[START ROWS]

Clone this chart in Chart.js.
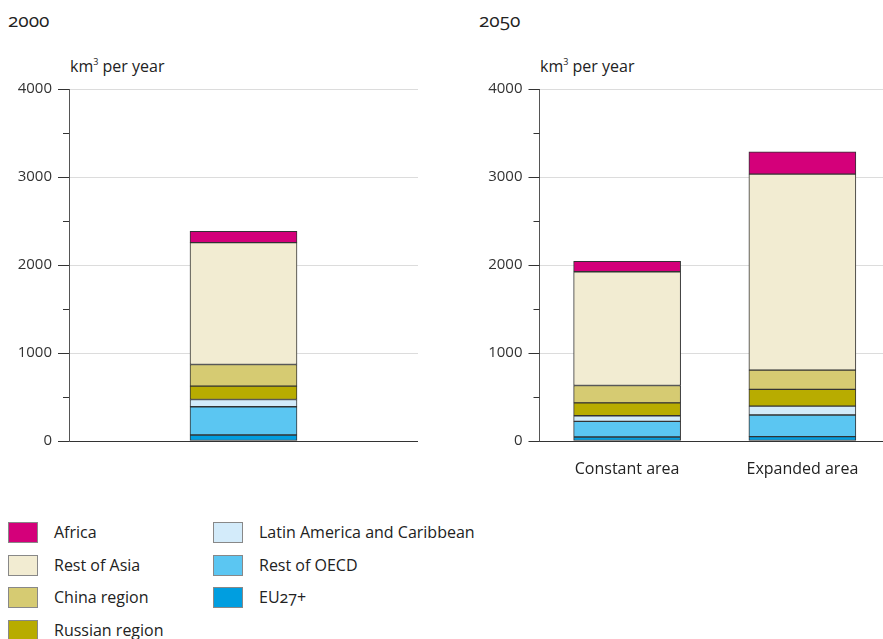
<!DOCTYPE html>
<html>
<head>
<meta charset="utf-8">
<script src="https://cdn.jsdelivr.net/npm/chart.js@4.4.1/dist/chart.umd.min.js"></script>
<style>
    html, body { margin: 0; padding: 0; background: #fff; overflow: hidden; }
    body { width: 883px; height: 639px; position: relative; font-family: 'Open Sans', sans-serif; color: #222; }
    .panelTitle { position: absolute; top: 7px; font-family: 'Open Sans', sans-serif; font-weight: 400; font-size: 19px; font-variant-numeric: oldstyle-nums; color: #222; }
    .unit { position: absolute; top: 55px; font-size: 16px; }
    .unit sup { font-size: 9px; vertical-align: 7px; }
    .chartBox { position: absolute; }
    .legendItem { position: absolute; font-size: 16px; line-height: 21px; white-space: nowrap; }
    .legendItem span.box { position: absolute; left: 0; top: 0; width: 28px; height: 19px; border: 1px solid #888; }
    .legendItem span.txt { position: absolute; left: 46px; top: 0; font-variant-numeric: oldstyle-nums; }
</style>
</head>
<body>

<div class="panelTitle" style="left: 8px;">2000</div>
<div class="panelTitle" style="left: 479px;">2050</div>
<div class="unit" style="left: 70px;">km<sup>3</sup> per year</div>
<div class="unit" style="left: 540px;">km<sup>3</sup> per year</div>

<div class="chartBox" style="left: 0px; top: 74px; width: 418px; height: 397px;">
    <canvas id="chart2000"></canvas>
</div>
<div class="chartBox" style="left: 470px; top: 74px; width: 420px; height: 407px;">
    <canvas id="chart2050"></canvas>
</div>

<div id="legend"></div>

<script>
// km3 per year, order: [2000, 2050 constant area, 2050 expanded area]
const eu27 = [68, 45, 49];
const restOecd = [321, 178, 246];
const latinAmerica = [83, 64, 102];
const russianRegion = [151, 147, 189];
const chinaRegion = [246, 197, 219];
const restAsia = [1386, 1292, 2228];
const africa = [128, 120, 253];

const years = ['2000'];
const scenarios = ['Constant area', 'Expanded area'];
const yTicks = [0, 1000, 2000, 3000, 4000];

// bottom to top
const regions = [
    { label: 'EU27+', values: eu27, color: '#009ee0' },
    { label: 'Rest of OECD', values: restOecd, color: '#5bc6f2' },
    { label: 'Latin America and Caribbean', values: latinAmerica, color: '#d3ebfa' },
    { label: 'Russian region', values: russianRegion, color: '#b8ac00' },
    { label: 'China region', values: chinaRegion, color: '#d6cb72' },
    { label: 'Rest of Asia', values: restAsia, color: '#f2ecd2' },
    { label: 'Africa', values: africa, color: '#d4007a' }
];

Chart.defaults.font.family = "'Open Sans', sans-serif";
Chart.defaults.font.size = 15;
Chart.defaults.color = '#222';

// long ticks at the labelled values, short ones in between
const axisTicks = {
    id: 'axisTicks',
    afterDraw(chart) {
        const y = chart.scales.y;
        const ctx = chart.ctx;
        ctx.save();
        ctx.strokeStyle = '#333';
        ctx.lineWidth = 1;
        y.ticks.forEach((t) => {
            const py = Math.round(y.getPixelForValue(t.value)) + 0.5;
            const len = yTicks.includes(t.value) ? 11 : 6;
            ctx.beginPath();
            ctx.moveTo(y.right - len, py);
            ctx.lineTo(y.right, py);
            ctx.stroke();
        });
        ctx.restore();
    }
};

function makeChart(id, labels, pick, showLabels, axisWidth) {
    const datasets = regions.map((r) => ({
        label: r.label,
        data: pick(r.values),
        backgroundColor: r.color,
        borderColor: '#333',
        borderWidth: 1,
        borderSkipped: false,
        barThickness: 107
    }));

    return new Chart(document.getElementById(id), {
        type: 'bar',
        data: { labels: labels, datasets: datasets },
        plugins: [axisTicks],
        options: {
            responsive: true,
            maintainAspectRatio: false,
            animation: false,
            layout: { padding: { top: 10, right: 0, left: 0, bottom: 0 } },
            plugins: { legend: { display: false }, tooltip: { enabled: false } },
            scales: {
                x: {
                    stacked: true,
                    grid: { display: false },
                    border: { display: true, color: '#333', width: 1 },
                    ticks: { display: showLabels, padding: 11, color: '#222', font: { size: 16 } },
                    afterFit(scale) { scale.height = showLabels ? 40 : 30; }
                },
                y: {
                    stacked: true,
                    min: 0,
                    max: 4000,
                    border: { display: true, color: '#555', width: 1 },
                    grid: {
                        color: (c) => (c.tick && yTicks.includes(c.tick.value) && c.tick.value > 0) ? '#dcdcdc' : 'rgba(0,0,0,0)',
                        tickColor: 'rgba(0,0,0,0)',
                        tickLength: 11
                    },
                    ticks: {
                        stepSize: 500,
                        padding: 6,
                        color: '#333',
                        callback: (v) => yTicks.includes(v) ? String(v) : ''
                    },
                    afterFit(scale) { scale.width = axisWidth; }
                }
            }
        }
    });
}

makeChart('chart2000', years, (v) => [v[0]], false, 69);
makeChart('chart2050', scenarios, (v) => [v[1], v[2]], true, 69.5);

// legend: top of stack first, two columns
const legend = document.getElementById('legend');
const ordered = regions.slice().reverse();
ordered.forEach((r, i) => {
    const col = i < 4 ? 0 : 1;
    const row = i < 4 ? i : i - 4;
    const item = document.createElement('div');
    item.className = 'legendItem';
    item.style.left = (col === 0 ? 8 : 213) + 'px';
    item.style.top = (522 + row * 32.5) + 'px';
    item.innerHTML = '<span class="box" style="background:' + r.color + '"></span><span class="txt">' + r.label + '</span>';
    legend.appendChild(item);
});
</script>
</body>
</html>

[END ROWS]
[START ROWS]

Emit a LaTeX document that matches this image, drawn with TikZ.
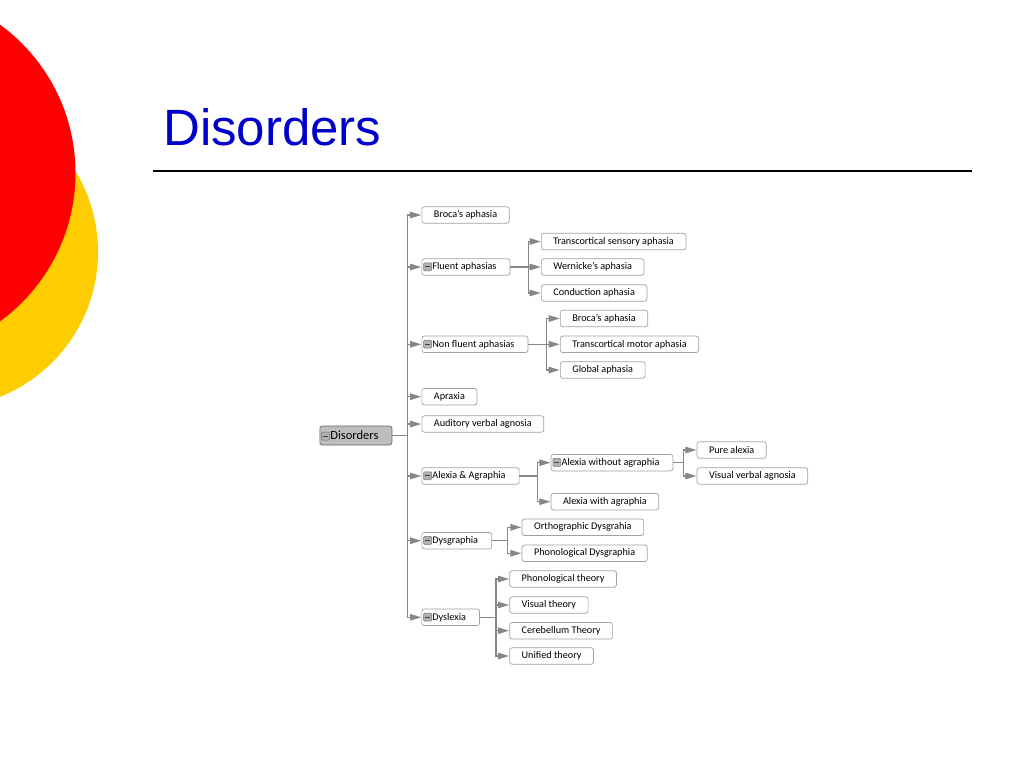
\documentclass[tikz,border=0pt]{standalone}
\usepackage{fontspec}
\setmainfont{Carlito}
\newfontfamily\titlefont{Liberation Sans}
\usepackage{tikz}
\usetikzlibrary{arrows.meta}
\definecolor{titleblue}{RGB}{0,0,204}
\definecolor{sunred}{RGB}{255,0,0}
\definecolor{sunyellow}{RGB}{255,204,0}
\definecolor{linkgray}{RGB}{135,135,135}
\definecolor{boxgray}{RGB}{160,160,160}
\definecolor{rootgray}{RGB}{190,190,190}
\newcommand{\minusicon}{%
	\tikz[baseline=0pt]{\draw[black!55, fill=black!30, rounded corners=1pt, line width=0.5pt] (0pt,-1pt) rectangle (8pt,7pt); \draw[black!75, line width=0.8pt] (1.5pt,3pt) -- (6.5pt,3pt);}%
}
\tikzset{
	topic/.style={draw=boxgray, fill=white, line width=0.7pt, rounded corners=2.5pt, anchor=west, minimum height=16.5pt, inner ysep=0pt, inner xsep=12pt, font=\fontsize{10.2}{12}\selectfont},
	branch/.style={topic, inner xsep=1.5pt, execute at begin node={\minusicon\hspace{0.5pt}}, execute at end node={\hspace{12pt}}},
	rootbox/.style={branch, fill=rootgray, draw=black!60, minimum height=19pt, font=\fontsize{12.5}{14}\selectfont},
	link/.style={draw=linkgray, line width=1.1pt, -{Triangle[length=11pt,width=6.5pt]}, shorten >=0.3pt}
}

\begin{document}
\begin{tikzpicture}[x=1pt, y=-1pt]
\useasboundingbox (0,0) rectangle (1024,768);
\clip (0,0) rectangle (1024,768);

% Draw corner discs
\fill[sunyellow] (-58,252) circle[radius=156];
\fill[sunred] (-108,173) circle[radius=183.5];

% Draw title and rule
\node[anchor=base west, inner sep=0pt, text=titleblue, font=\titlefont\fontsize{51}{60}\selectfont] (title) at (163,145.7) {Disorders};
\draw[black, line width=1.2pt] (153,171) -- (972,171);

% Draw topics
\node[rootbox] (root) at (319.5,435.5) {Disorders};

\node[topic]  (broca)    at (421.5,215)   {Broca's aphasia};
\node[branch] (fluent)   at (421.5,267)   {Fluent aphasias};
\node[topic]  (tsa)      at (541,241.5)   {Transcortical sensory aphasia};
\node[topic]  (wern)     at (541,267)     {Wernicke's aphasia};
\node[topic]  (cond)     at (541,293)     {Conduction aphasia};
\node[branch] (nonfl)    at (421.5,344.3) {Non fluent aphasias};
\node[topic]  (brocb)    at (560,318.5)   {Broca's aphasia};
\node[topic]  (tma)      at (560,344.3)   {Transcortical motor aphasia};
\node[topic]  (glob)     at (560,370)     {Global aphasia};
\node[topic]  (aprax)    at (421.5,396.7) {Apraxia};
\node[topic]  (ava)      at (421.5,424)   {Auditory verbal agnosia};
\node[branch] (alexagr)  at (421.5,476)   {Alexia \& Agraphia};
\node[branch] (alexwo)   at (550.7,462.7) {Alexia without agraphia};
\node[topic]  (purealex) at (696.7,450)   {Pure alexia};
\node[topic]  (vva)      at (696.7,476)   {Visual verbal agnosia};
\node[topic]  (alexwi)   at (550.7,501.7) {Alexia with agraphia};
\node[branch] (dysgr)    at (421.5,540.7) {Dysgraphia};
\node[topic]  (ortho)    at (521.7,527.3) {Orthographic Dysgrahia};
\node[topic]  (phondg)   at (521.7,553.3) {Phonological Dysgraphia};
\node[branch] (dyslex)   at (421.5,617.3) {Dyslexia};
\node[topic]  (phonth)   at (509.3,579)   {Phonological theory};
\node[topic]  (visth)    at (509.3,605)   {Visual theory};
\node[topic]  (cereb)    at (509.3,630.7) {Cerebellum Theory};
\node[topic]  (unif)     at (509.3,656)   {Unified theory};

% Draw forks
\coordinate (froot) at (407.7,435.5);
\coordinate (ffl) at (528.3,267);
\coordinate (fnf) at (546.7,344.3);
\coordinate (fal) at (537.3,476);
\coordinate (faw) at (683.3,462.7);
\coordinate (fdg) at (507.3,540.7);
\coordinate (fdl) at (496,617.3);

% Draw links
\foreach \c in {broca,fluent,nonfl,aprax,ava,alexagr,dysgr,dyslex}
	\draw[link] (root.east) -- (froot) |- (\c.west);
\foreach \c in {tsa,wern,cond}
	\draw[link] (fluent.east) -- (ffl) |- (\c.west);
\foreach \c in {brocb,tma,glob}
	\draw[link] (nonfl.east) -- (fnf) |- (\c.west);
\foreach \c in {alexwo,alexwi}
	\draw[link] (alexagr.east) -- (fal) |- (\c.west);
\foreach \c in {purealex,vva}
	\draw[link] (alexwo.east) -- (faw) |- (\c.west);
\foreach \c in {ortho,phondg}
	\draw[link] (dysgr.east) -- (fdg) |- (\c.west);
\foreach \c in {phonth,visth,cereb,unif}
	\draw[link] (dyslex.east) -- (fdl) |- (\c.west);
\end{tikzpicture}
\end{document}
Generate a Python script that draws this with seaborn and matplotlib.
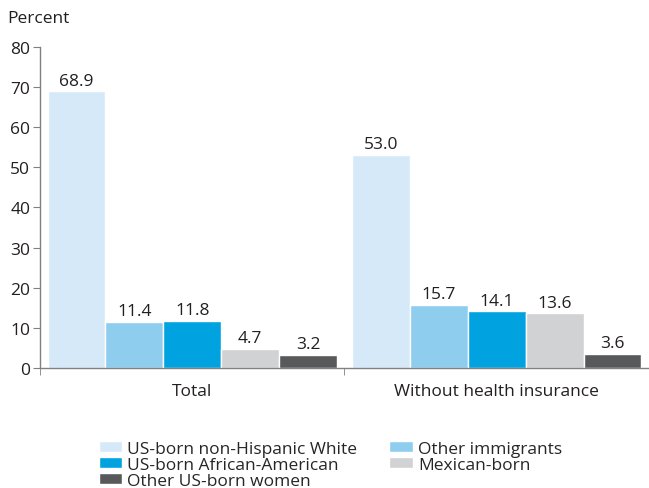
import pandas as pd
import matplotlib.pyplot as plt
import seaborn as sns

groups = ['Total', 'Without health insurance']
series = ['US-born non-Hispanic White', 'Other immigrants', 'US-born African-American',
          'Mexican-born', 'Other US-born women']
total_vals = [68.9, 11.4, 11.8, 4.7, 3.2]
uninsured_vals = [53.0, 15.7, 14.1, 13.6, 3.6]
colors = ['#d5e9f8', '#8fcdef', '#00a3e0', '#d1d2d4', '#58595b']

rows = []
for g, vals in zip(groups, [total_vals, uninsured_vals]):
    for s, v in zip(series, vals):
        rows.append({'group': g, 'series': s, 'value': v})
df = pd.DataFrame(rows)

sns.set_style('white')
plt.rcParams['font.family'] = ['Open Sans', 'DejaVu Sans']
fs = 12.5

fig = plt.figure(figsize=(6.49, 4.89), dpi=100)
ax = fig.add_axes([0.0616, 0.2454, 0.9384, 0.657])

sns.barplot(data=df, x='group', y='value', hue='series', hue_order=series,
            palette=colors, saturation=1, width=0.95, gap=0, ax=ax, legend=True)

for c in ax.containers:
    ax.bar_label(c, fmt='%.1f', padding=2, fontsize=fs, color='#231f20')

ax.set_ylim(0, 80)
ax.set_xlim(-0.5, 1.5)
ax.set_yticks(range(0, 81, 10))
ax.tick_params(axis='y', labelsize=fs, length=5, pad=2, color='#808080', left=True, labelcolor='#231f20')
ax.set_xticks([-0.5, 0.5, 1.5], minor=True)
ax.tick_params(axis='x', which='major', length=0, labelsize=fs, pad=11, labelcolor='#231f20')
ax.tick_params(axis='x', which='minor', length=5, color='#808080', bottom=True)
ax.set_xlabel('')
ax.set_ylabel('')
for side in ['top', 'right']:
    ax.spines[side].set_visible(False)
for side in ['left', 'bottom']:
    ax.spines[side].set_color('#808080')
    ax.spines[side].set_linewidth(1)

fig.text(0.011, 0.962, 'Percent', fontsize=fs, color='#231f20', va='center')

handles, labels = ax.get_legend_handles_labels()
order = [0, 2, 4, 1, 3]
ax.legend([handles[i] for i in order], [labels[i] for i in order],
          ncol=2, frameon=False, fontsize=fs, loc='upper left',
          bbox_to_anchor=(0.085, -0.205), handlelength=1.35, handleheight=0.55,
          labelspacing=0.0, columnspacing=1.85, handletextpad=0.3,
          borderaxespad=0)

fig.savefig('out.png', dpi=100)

[END ROWS]
[START ROWS]

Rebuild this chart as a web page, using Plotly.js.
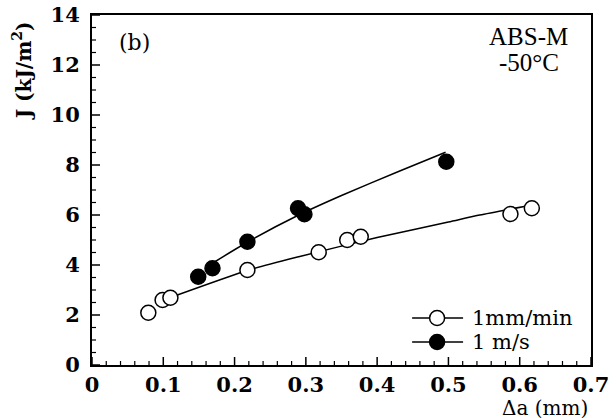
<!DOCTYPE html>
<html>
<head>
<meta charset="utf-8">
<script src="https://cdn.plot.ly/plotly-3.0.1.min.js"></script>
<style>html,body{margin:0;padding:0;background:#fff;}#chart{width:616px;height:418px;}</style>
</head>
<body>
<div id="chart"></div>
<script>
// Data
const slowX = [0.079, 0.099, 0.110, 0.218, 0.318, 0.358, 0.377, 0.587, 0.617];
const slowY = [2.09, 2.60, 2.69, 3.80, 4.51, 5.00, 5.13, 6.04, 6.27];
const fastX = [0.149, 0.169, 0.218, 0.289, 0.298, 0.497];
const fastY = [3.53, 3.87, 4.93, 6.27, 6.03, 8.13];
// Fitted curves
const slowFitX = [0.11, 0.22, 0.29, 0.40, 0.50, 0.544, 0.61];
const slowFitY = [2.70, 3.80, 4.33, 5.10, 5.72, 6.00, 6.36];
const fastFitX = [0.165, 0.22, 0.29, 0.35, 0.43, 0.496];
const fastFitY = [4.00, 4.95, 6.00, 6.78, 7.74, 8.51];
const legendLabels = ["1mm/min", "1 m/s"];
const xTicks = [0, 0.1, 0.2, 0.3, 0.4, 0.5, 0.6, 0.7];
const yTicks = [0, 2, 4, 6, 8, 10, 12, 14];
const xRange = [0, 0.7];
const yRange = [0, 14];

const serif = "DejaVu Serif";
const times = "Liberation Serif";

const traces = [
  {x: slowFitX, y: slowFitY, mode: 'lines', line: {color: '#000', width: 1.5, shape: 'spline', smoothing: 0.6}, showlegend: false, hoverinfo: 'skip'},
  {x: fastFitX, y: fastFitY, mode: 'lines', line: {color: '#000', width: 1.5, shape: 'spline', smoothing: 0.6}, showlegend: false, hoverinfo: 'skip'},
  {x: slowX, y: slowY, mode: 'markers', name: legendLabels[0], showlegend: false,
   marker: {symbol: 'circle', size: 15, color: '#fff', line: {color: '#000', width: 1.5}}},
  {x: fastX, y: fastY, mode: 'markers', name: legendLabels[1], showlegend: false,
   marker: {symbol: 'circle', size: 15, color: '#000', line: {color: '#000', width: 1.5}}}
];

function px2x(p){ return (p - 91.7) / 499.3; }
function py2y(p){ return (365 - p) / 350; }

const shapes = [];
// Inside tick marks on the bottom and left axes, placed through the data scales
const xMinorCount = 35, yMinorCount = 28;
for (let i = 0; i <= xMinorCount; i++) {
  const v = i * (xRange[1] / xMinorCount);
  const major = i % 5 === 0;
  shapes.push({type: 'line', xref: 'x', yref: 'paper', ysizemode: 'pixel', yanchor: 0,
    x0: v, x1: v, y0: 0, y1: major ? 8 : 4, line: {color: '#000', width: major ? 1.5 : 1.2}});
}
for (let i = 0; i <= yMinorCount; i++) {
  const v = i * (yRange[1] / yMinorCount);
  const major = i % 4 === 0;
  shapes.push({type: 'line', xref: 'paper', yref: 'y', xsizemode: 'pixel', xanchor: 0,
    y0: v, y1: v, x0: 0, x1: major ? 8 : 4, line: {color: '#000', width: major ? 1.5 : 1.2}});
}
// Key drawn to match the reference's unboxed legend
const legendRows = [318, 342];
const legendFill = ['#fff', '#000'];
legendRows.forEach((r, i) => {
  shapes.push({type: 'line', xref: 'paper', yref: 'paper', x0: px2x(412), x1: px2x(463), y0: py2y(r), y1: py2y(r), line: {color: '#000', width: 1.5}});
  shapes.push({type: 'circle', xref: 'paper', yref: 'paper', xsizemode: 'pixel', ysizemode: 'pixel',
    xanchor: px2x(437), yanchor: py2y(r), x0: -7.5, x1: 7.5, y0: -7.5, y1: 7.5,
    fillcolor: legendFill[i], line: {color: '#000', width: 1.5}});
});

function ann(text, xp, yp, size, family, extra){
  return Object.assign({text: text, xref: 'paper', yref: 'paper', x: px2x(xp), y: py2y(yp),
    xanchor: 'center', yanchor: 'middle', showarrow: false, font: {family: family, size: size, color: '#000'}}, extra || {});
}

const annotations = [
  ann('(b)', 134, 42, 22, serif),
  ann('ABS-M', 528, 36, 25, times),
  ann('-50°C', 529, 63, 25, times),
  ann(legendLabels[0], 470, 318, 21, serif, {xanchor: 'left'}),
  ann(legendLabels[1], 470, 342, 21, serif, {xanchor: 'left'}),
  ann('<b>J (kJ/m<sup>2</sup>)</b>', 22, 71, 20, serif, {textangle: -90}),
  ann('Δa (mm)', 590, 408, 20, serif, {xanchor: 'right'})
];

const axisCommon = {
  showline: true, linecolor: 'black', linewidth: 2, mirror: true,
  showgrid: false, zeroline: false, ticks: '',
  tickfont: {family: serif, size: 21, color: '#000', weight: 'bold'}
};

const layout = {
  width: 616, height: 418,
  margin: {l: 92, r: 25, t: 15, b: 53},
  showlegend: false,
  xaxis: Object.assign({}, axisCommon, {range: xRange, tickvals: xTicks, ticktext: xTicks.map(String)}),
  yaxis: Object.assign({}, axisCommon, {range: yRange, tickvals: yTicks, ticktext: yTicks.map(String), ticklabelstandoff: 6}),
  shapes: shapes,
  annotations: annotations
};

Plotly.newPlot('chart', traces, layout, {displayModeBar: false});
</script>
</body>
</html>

[END ROWS]

TASK STATEMENT — Take out nothing but the lines from the one containing "Generate a Python" to the one containing "borderaxespad=0)", inclusive, retyped exactly. Drop the pictures.

ANSWER FOR THIS EXERCISE —
Generate a Python script that draws this with seaborn and matplotlib.
import pandas as pd
import matplotlib.pyplot as plt
import seaborn as sns

groups = ['Total', 'Without health insurance']
series = ['US-born non-Hispanic White', 'Other immigrants', 'US-born African-American',
          'Mexican-born', 'Other US-born women']
total_vals = [68.9, 11.4, 11.8, 4.7, 3.2]
uninsured_vals = [53.0, 15.7, 14.1, 13.6, 3.6]
colors = ['#d5e9f8', '#8fcdef', '#00a3e0', '#d1d2d4', '#58595b']

rows = []
for g, vals in zip(groups, [total_vals, uninsured_vals]):
    for s, v in zip(series, vals):
        rows.append({'group': g, 'series': s, 'value': v})
df = pd.DataFrame(rows)

sns.set_style('white')
plt.rcParams['font.family'] = ['Open Sans', 'DejaVu Sans']
fs = 12.5

fig = plt.figure(figsize=(6.49, 4.89), dpi=100)
ax = fig.add_axes([0.0616, 0.2454, 0.9384, 0.657])

sns.barplot(data=df, x='group', y='value', hue='series', hue_order=series,
            palette=colors, saturation=1, width=0.95, gap=0, ax=ax, legend=True)

for c in ax.containers:
    ax.bar_label(c, fmt='%.1f', padding=2, fontsize=fs, color='#231f20')

ax.set_ylim(0, 80)
ax.set_xlim(-0.5, 1.5)
ax.set_yticks(range(0, 81, 10))
ax.tick_params(axis='y', labelsize=fs, length=5, pad=2, color='#808080', left=True, labelcolor='#231f20')
ax.set_xticks([-0.5, 0.5, 1.5], minor=True)
ax.tick_params(axis='x', which='major', length=0, labelsize=fs, pad=11, labelcolor='#231f20')
ax.tick_params(axis='x', which='minor', length=5, color='#808080', bottom=True)
ax.set_xlabel('')
ax.set_ylabel('')
for side in ['top', 'right']:
    ax.spines[side].set_visible(False)
for side in ['left', 'bottom']:
    ax.spines[side].set_color('#808080')
    ax.spines[side].set_linewidth(1)

fig.text(0.011, 0.962, 'Percent', fontsize=fs, color='#231f20', va='center')

handles, labels = ax.get_legend_handles_labels()
order = [0, 2, 4, 1, 3]
ax.legend([handles[i] for i in order], [labels[i] for i in order],
          ncol=2, frameon=False, fontsize=fs, loc='upper left',
          bbox_to_anchor=(0.085, -0.205), handlelength=1.35, handleheight=0.55,
          labelspacing=0.0, columnspacing=1.85, handletextpad=0.3,
          borderaxespad=0)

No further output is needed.